Not long ago, I ran into the opposite problem. Anne was in the last phases of her colon cancer, admitted to our inpatient unit and, by the assessment of every staff member, comfortable and pain-free. "Not so," said her two adult daughters, "we want her sedated even more. Our mom is a stoic. She wouldn't report pain to you. But we know she's in pain, and we want her to have more morphine." Anne was intermittently conscious, and she had blinked when the daughters asked her if she was in pain. That was their evidence. But her face and body were relaxed, and her breathing was easy -- all signs that tell hospice workers their patients are pain-free. The staff felt they were being railroaded into giving more medication than they felt was justified. A nursing supervisor recorded a conversation at four o'clock in the morning with one daughter. "Are you telling me you want euthanasia for your mother?" she asked. "Yes" was the reply.

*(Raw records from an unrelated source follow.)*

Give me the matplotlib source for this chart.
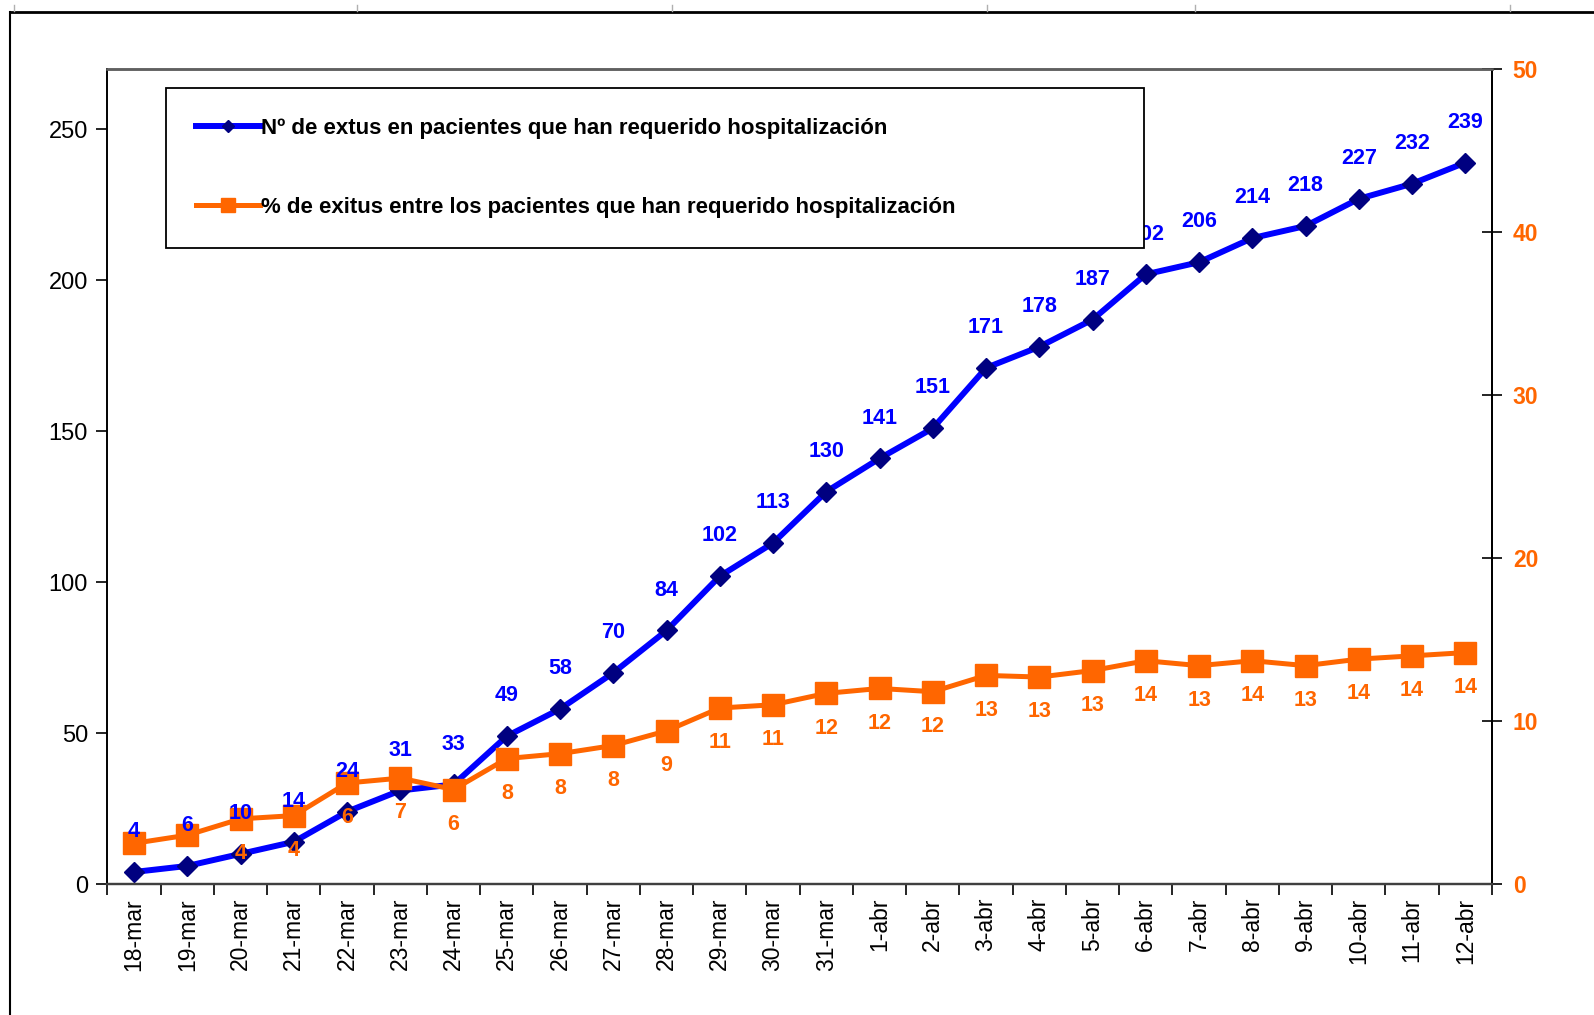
import matplotlib
matplotlib.use('Agg')
import matplotlib.pyplot as plt
from matplotlib.lines import Line2D

plt.rcParams['font.family'] = ['Liberation Sans', 'DejaVu Sans']

fechas = ['18-mar', '19-mar', '20-mar', '21-mar', '22-mar', '23-mar', '24-mar', '25-mar',
          '26-mar', '27-mar', '28-mar', '29-mar', '30-mar', '31-mar', '1-abr', '2-abr',
          '3-abr', '4-abr', '5-abr', '6-abr', '7-abr', '8-abr', '9-abr', '10-abr',
          '11-abr', '12-abr']
exitus = [4, 6, 10, 14, 24, 31, 33, 49, 58, 70, 84, 102, 113, 130, 141, 151,
          171, 178, 187, 202, 206, 214, 218, 227, 232, 239]
pct_exitus = [2.5, 3.0, 4.0, 4.2, 6.2, 6.5, 5.8, 7.7, 8.0, 8.5, 9.4, 10.8, 11.0,
              11.7, 12.0, 11.8, 12.8, 12.7, 13.1, 13.7, 13.4, 13.7, 13.4, 13.8, 14.0, 14.2]
pct_etiquetas = ['', '', '4', '4', '6', '7', '6', '8', '8', '8', '9', '11', '11',
                 '12', '12', '12', '13', '13', '13', '14', '13', '14', '13', '14', '14', '14']

azul = '#0000FF'
azul_osc = '#000080'
naranja = '#FF6600'

fig = plt.figure(figsize=(15.94, 10.15), dpi=100)
ax = fig.add_axes([0.0674, 0.129, 0.8686, 0.803])
ax2 = ax.twinx()

x = list(range(len(fechas)))

l1, = ax.plot(x, exitus, color=azul, lw=4.3, marker='D', ms=10.5,
              mfc=azul_osc, mec=azul_osc,
              label='Nº de extus en pacientes que han requerido hospitalización')
l2, = ax2.plot(x, pct_exitus, color=naranja, lw=3.6, marker='s', ms=16,
               mfc=naranja, mec=naranja,
               label='% de exitus entre los pacientes que han requerido hospitalización')

# etiquetas de datos (encima de todo)
for xi, v in zip(x, exitus):
    ax2.annotate(str(v), (xi, v), xycoords=ax.transData, xytext=(0, 29),
                 textcoords='offset points', ha='center', va='center',
                 color=azul, fontsize=15.5, fontweight='bold', zorder=4)
for xi, v, t in zip(x, pct_exitus, pct_etiquetas):
    ax2.annotate(t, (xi, v), xytext=(0, -25), textcoords='offset points',
                 ha='center', va='center', color=naranja, fontsize=15.5,
                 fontweight='bold', zorder=4)

ax.set_xlim(-0.5, len(fechas) - 0.5)
ax.set_ylim(0, 270)
ax2.set_ylim(0, 50)
ax.set_yticks([0, 50, 100, 150, 200, 250])
ax2.set_yticks([0, 10, 20, 30, 40, 50])

ax.set_xticks([i - 0.5 for i in range(len(fechas) + 1)])
ax.set_xticklabels([])
ax.set_xticks(x, minor=True)
ax.set_xticklabels(fechas, minor=True, rotation=90, fontsize=16.5)
ax.tick_params(axis='x', which='major', direction='out', length=8, width=1.2)
ax.tick_params(axis='x', which='minor', length=0, pad=10)
ax.tick_params(axis='y', direction='out', length=8, width=1.2, labelsize=17, pad=6)
ax2.tick_params(axis='y', direction='inout', length=14, width=1.2, labelsize=16.5,
                labelcolor=naranja, pad=8)
for lab in ax2.get_yticklabels():
    lab.set_fontweight('bold')

for a in (ax, ax2):
    a.spines['top'].set_color('#606060')
    a.spines['top'].set_linewidth(1.8)
    a.spines['left'].set_linewidth(1.2)
    a.spines['right'].set_linewidth(1.4)
    a.spines['bottom'].set_linewidth(1.6)
    a.spines['bottom'].set_color('#404040')

leg = ax2.legend(handles=[l1, l2], loc='upper left',
                 bbox_to_anchor=(0.042, 0.784, 0.707, 0.193), mode='expand',
                 prop={'weight': 'bold', 'size': 16},
                 frameon=True, fancybox=False, framealpha=1, edgecolor='black',
                 borderpad=1.35, labelspacing=2.6, handlelength=2.9,
                 handletextpad=0.05, markerscale=0.6, borderaxespad=0)
leg.get_frame().set_linewidth(1.3)
leg.set_zorder(10)

# marco exterior del gráfico
fig.add_artist(Line2D([10 / 1594, 10 / 1594], [0, 1 - 12 / 1015],
                      transform=fig.transFigure, color='black', lw=1.5))
fig.add_artist(Line2D([10 / 1594, 1], [1 - 12 / 1015, 1 - 12 / 1015],
                      transform=fig.transFigure, color='black', lw=2))
for xp in [14, 357, 672, 987, 1195, 1510]:
    fig.add_artist(Line2D([xp / 1594, xp / 1594], [1 - 5 / 1015, 1 - 11 / 1015],
                          transform=fig.transFigure, color='#b0b0b0', lw=1))

fig.savefig('out.png', dpi=100)
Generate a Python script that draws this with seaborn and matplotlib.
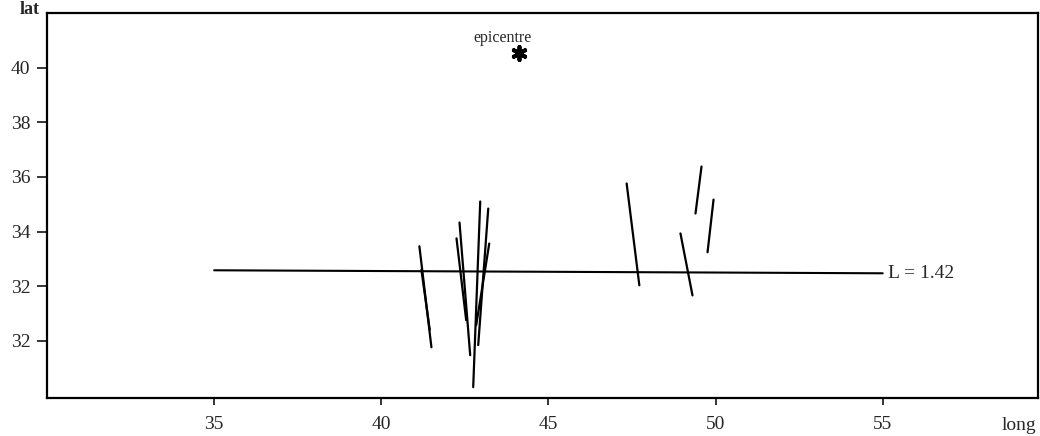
import pandas as pd
import matplotlib.pyplot as plt
import seaborn as sns
import numpy as np

# segment end points (long, lat)
seg_ids = ['a', 'a', 'b', 'b', 'c', 'c', 'd', 'd', 'e', 'e', 'f', 'f',
           'g', 'g', 'h', 'h', 'i', 'i', 'j', 'j', 'k', 'k']
seg_long = [41.14, 41.50, 41.20, 41.45,
            42.34, 42.66, 42.25, 42.54, 42.96, 42.75, 43.20, 42.90, 43.23, 42.84,
            47.34, 47.72, 48.95, 49.31, 49.58, 49.40, 49.94, 49.76]
seg_lat = [33.46, 29.76, 32.60, 30.40,
           34.33, 29.47, 33.75, 30.75, 35.10, 28.30, 34.84, 29.84, 33.56, 30.57,
           35.76, 32.03, 33.93, 31.66, 36.38, 34.66, 35.17, 33.24]

line_long = [35.0, 55.0]
line_lat = [32.58, 32.47]
line_label = 'L = 1.42'

epi_long = [44.13]
epi_lat = [40.55]

xticks = [35, 40, 45, 50, 55]
yticks = [40, 38, 36, 34, 32, 30]
ytick_labels = ['40', '38', '36', '34', '32', '32']

sns.set_style('ticks')
plt.rcParams['font.family'] = ['Liberation Serif', 'DejaVu Serif']

segs = pd.DataFrame({'seg': seg_ids, 'long': seg_long, 'lat': seg_lat})
lline = pd.DataFrame({'long': line_long, 'lat': line_lat})
epi = pd.DataFrame({'long': epi_long, 'lat': epi_lat})

fig = plt.figure(figsize=(10.4, 4.36), dpi=100)
ax = fig.add_axes([0.0452, 0.087, 0.953, 0.883])

sns.lineplot(data=segs, x='long', y='lat', units='seg', estimator=None,
             sort=False, color='black', linewidth=1.6, ax=ax)
sns.lineplot(data=lline, x='long', y='lat', sort=False, color='black',
             linewidth=1.5, ax=ax)
sns.scatterplot(data=epi, x='long', y='lat', marker=(6, 2, 0), s=90,
                color='black', linewidth=2.8, ax=ax)

ax.text(line_long[-1] + 0.15, line_lat[-1], line_label, fontsize=14,
        va='center', ha='left')
ax.text(epi_long[0] - 0.5, epi_lat[0] + 0.55, 'epicentre', fontsize=11.5,
        ha='center', va='center')

ax.set_xlim(30, 59.65)
ax.set_ylim(27.9, 42)
ax.set_xticks(xticks)
ax.set_xticklabels([str(t) for t in xticks])
ax.set_yticks(yticks)
ax.set_yticklabels(ytick_labels)
ax.tick_params(axis='x', direction='out', length=5, width=1.3, pad=8, labelsize=14)
ax.tick_params(axis='y', direction='out', length=7, width=1.3, pad=5, labelsize=14)
ax.set_xlabel('')
ax.set_ylabel('')
for s in ax.spines.values():
    s.set_linewidth(1.6)
    s.set_color('black')

fig.text(20 / 1040, 1 - 10 / 436, 'lat', fontsize=13, ha='left', va='center',
         fontweight='bold')
fig.text(1036 / 1040, 1 - 425 / 436, 'long', fontsize=14, ha='right', va='center')

plt.savefig('out.png', dpi=100)
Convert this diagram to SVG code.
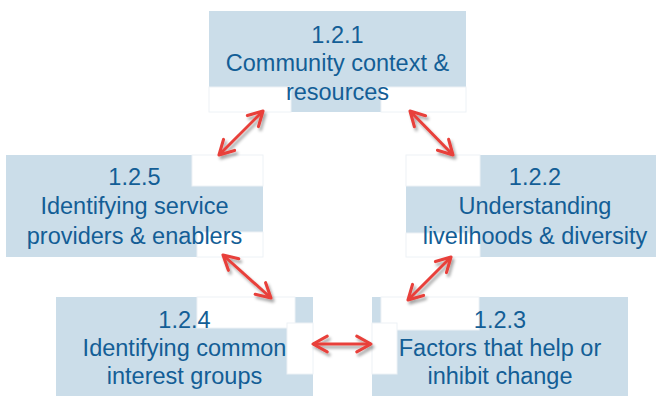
<svg xmlns="http://www.w3.org/2000/svg" width="656" height="396" viewBox="0 0 656 396">
<defs>
<style>
.box{fill:#cbdde9}
.patch{fill:#ffffff;stroke:#edf2f6;stroke-width:1}
.t{font-family:"Liberation Sans",Arial,sans-serif;font-size:23.5px;fill:#135e96;text-anchor:middle}
.c{stroke:#e8403a;stroke-width:3;fill:none;marker-start:url(#ah);marker-end:url(#ah)}
</style>
<marker id="ah" viewBox="0 0 10 10" refX="8.5" refY="5" markerWidth="6.5" markerHeight="6.5" orient="auto-start-reverse" markerUnits="strokeWidth">
<path d="M1.2,1 L8.5,5 L1.2,9" fill="none" stroke="#e8403a" stroke-width="1.6" stroke-linecap="round" stroke-linejoin="round"/>
</marker>
<filter id="sh" x="-30%" y="-30%" width="160%" height="160%">
<feDropShadow dx="2" dy="3" stdDeviation="1.5" flood-color="#000" flood-opacity="0.35"/>
</filter>
</defs>
<rect width="656" height="396" fill="#fff"/>
<g id="n121">
<rect class="box" x="209" y="11" width="257" height="101"/>
<rect class="patch" x="209" y="87" width="82" height="25"/>
<rect class="patch" x="381" y="87" width="85" height="25"/>
<text class="t" x="337.5" y="43">1.2.1</text>
<text class="t" x="337.5" y="71">Community context &amp;</text>
<text class="t" x="337.5" y="100">resources</text>
</g>
<g id="n125">
<rect class="box" x="6" y="155" width="257" height="102"/>
<rect class="patch" x="192" y="155" width="71" height="31"/>
<rect class="patch" x="197" y="232" width="66" height="25"/>
<text class="t" x="134.5" y="185">1.2.5</text>
<text class="t" x="134.5" y="214">Identifying service</text>
<text class="t" x="134.5" y="244">providers &amp; enablers</text>
</g>
<g id="n122">
<rect class="box" x="406" y="155" width="258" height="102"/>
<rect class="patch" x="406" y="155" width="74" height="31"/>
<rect class="patch" x="406" y="233" width="74" height="24"/>
<text class="t" x="535" y="185">1.2.2</text>
<text class="t" x="535" y="214">Understanding</text>
<text class="t" x="535" y="244">livelihoods &amp; diversity</text>
</g>
<g id="n124">
<rect class="box" x="56" y="297" width="257" height="99"/>
<rect class="patch" x="197" y="297" width="98" height="31"/>
<rect class="patch" x="287" y="323" width="26" height="51"/>
<text class="t" x="184.5" y="328">1.2.4</text>
<text class="t" x="184.5" y="356">Identifying common</text>
<text class="t" x="184.5" y="384">interest groups</text>
</g>
<g id="n123">
<rect class="box" x="372" y="297" width="256" height="99"/>
<rect class="patch" x="381" y="297" width="98" height="33"/>
<rect class="patch" x="372" y="323" width="25" height="51"/>
<text class="t" x="500" y="328">1.2.3</text>
<text class="t" x="500" y="356">Factors that help or</text>
<text class="t" x="500" y="384">inhibit change</text>
</g>
<g id="connectors" filter="url(#sh)">
<line class="c" x1="263" y1="111" x2="219" y2="155"/>
<line class="c" x1="410" y1="111" x2="453" y2="155"/>
<line class="c" x1="223" y1="255" x2="271" y2="298"/>
<line class="c" x1="451" y1="257" x2="408" y2="300"/>
<line class="c" x1="313" y1="344" x2="371" y2="344"/>
</g>
</svg>
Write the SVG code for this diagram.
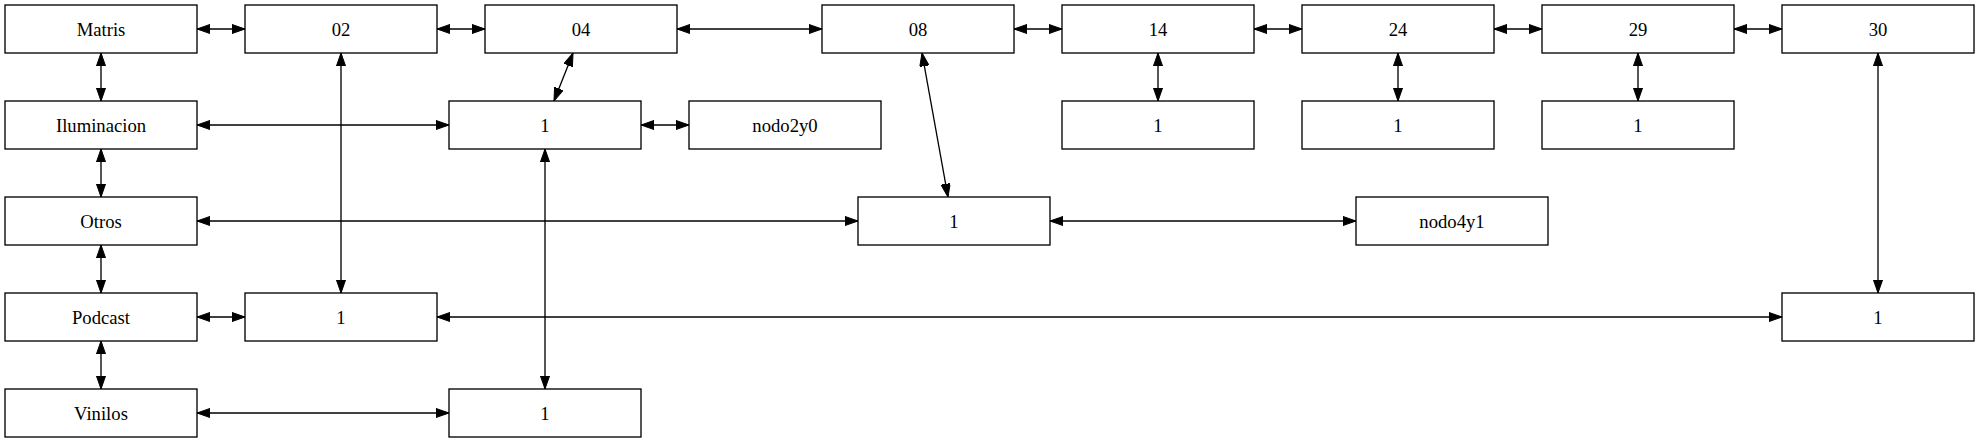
<svg xmlns="http://www.w3.org/2000/svg" width="1980" height="443" viewBox="0 0 1980 443">
<style>
.n rect{fill:#fff;stroke:#000;stroke-width:1.33}
.n text{font-family:'Liberation Serif','Times New Roman',serif;font-size:18.67px;text-anchor:middle;fill:#000}
.e line{stroke:#000;stroke-width:1.33;marker-start:url(#ah);marker-end:url(#ah)}
</style>
<defs>
<marker id="ah" viewBox="0 0 13.33 9.33" refX="13.33" refY="4.67" markerWidth="13.33" markerHeight="9.33" markerUnits="userSpaceOnUse" orient="auto-start-reverse">
<path d="M0,0 L13.33,4.67 L0,9.33 z" fill="#000" stroke="#000" stroke-width="1"/>
</marker>
</defs>
<rect width="1980" height="443" fill="#fff"/>
<g class="e" id="edges">
<line x1="197" y1="29" x2="245" y2="29"/>
<line x1="437" y1="29" x2="485" y2="29"/>
<line x1="677" y1="29" x2="822" y2="29"/>
<line x1="1014" y1="29" x2="1062" y2="29"/>
<line x1="1254" y1="29" x2="1302" y2="29"/>
<line x1="1494" y1="29" x2="1542" y2="29"/>
<line x1="1734" y1="29" x2="1782" y2="29"/>
<line x1="101" y1="53" x2="101" y2="101"/>
<line x1="101" y1="149" x2="101" y2="197"/>
<line x1="101" y1="245" x2="101" y2="293"/>
<line x1="101" y1="341" x2="101" y2="389"/>
<line x1="197" y1="125" x2="449" y2="125"/>
<line x1="641" y1="125" x2="689" y2="125"/>
<line x1="573" y1="53" x2="554" y2="101"/>
<line x1="1158" y1="53" x2="1158" y2="101"/>
<line x1="1398" y1="53" x2="1398" y2="101"/>
<line x1="1638" y1="53" x2="1638" y2="101"/>
<line x1="341" y1="53" x2="341" y2="293"/>
<line x1="922" y1="53" x2="948" y2="197"/>
<line x1="197" y1="221" x2="858" y2="221"/>
<line x1="1050" y1="221" x2="1356" y2="221"/>
<line x1="197" y1="317" x2="245" y2="317"/>
<line x1="437" y1="317" x2="1782" y2="317"/>
<line x1="1878" y1="53" x2="1878" y2="293"/>
<line x1="545" y1="149" x2="545" y2="389"/>
<line x1="197" y1="413" x2="449" y2="413"/>
</g>
<g class="n" id="matris"><rect x="5" y="5" width="192" height="48"/><text x="101" y="35.5">Matris</text></g>
<g class="n" id="n02"><rect x="245" y="5" width="192" height="48"/><text x="341" y="35.5">02</text></g>
<g class="n" id="n04"><rect x="485" y="5" width="192" height="48"/><text x="581" y="35.5">04</text></g>
<g class="n" id="n08"><rect x="822" y="5" width="192" height="48"/><text x="918" y="35.5">08</text></g>
<g class="n" id="n14"><rect x="1062" y="5" width="192" height="48"/><text x="1158" y="35.5">14</text></g>
<g class="n" id="n24"><rect x="1302" y="5" width="192" height="48"/><text x="1398" y="35.5">24</text></g>
<g class="n" id="n29"><rect x="1542" y="5" width="192" height="48"/><text x="1638" y="35.5">29</text></g>
<g class="n" id="n30"><rect x="1782" y="5" width="192" height="48"/><text x="1878" y="35.5">30</text></g>
<g class="n" id="iluminacion"><rect x="5" y="101" width="192" height="48"/><text x="101" y="131.5">Iluminacion</text></g>
<g class="n" id="ilum1"><rect x="449" y="101" width="192" height="48"/><text x="545" y="131.5">1</text></g>
<g class="n" id="nodo2y0"><rect x="689" y="101" width="192" height="48"/><text x="785" y="131.5">nodo2y0</text></g>
<g class="n" id="n14_1"><rect x="1062" y="101" width="192" height="48"/><text x="1158" y="131.5">1</text></g>
<g class="n" id="n24_1"><rect x="1302" y="101" width="192" height="48"/><text x="1398" y="131.5">1</text></g>
<g class="n" id="n29_1"><rect x="1542" y="101" width="192" height="48"/><text x="1638" y="131.5">1</text></g>
<g class="n" id="otros"><rect x="5" y="197" width="192" height="48"/><text x="101" y="227.5">Otros</text></g>
<g class="n" id="otros1"><rect x="858" y="197" width="192" height="48"/><text x="954" y="227.5">1</text></g>
<g class="n" id="nodo4y1"><rect x="1356" y="197" width="192" height="48"/><text x="1452" y="227.5">nodo4y1</text></g>
<g class="n" id="podcast"><rect x="5" y="293" width="192" height="48"/><text x="101" y="323.5">Podcast</text></g>
<g class="n" id="podcast1"><rect x="245" y="293" width="192" height="48"/><text x="341" y="323.5">1</text></g>
<g class="n" id="podcast30"><rect x="1782" y="293" width="192" height="48"/><text x="1878" y="323.5">1</text></g>
<g class="n" id="vinilos"><rect x="5" y="389" width="192" height="48"/><text x="101" y="419.5">Vinilos</text></g>
<g class="n" id="vinilos1"><rect x="449" y="389" width="192" height="48"/><text x="545" y="419.5">1</text></g>
</svg>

I spent a couple of hours with the daughters over the last two or three days of their mother's life, talking in great detail about how we assessed patients and why we thought she was comfortable. I explained how we balance giving enough medication to relieve suffering while trying to avoid any hastening or acceleration of the dying process. The daughters didn't buy it. Right up to the end, when Anne was deeply unconscious and skipping breaths for 30 seconds or more, they clamored for more drugs. Our staff was convinced that Anne died peacefully, but there was no peace for those she left behind.

What motivates families to make a request like this? There are cynical explanations -- a son needs to get back to work, or there's a lot of money to be inherited. It's hard to believe that getting a will into probate faster would motivate a child to ask for euthanasia for a parent, but I suppose it's happened now and then. Or there may be an ambivalent relationship between players in the end-of-life drama. Perhaps there are unresolved issues stemming from childhood. Now that the child can, in effect, exercise parental power over his parent, it may be tempting to turn the tables once and for all. That, too, has probably happened from time to time.

But I believe the reason lies most often with the intense pain that people feel when their loved ones are dying before their eyes. Pain...and impotence, the inability to change the outcome, to protect a loved one from the finality of death. If I have no power to prevent my wife from dying, then I'll exercise my power to prevent her from feeling any pain at all. Both hospice workers and families share the goal of relieving suffering. But because we work in the fishbowl that is America's ambivalence about dying -- think of the "Obama death panel" insanity -- hospice people also must be sensitive to charges that "all you do is give them morphine and kill them." That need to balance is irrelevant to families grieving the loss of a loved one in advance of the loss itself. And therein, I think, lies the seed of the conflict we had with Anne's daughters. I know of no easy solution to the "medicate, medicate" dilemma other than to educate, educate.